Мало кто знает сейчас, что от молоха советских репрессий Шухова спасло чудо, имя которому А. М. Горький. Ивана Петровича Шухова судили в Москве в недоброй памяти 30-е годы за его якобы тесные связи с правотроцкистской группой, «орудовавшей в Северном Казахстане».Помощник Генерального прокурора СССР, следователь Лев Шейнин, впоследствии известный драматург, даже сообщал в газете «Комсомольская правда», когда и где будут судить писателя Шухова — врага колхозного строя. Шум в газетах стоял небывалый, за процессом следила вся страна. Судили. А он выжил. Когда в сентябре 1937 года вернулся из Москвы, узнал, что в родном Пресновском районе приговорили к расстрелу четверых, во главе с секретарем райкома В. Конюховым, который на свою беду высоко отзывался о творчестве Шухова.
«Жизнь научила», — уходил Иван Петрович от ответа, когда ему задавали вопросы, которые, по его разумению, не следовало задавать. Он не любил распространяться о своем прошлом, просто творил в настоящем времени, был весь в работе.
Мы, многочисленные ученики Шухова, любили его воспоминания, до которых он снисходил чрезвычайно редко. Мы вообще искали любую возможность, чтобы провести час-другой в редакции «Простора»: в ней бурлила литературная жизнь. Вне поля зрения мастера Шухова не оставался ни один молодой литератор, подававший надежды, ни одно талантливо исполненное произведение, в каких бы дальних уголках казахстанских просторов и на каком бы языке оно ни появлялось. Тут было встречное движение: молодые дарования искали встреч с Шуховым, заранее полагаясь на его заботливое отношение, и Иван Петрович торопился им навстречу — привечал их, читал рукописи, терпеливо учил. Если говорить о казахстанских писателях, побывавших «в руках» Ивана Петровича, то его удивительные уроки они вряд ли забудут.

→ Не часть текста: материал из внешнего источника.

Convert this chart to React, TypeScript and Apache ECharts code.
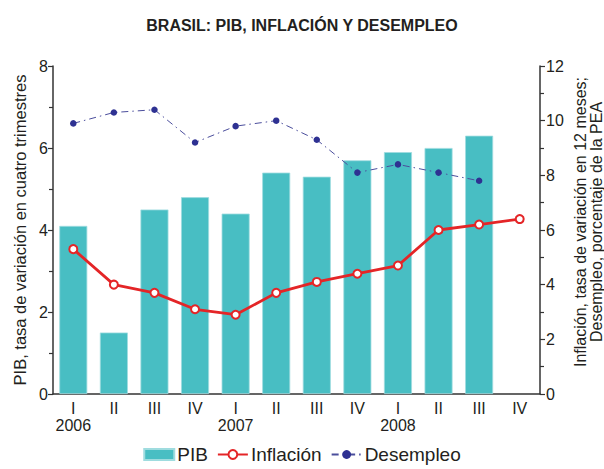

Он не говорил о том, что ни одна его книга не выходила к читателям в таком виде, в каком он, автор, хотел бы ее видеть. Однажды только обмолвился, что хорошо бы издать романы «Горькая линия», «Поединок» и «Ненависть» в их первоначальной редакции, в том виде, в каком они были написаны в его молодые, 20-е годы и были высоко оценены А. М. Горьким. Без тех неумелых поправок и купюр редакторов советских издательств, после которых в тексте зияют пустоты, подобно выжженной земле. Романы эти написаны на богатом и чарующе образном языке, в них сгусток человеческих характеров и судеб, великолепные психологические пейзажи, которые невозможно забыть. Говоря о шуховской прозе, мы имеем дело с прозой интеллектуальной, в живописных картинах его нет ни одной лишней детали, отсутствует описание, а есть художественное изображение.
Рассказы Шухова, написанные в 30-е годы, позднее вошли в третий том его собрания сочинений, в котором, кстати, был напечатан и цикл автобиографических повестей «Пресновские страницы»: «Колокол», «Трава в чистом поле» и «Отмерцавшие марева» — лебединая песня творчества Шухова.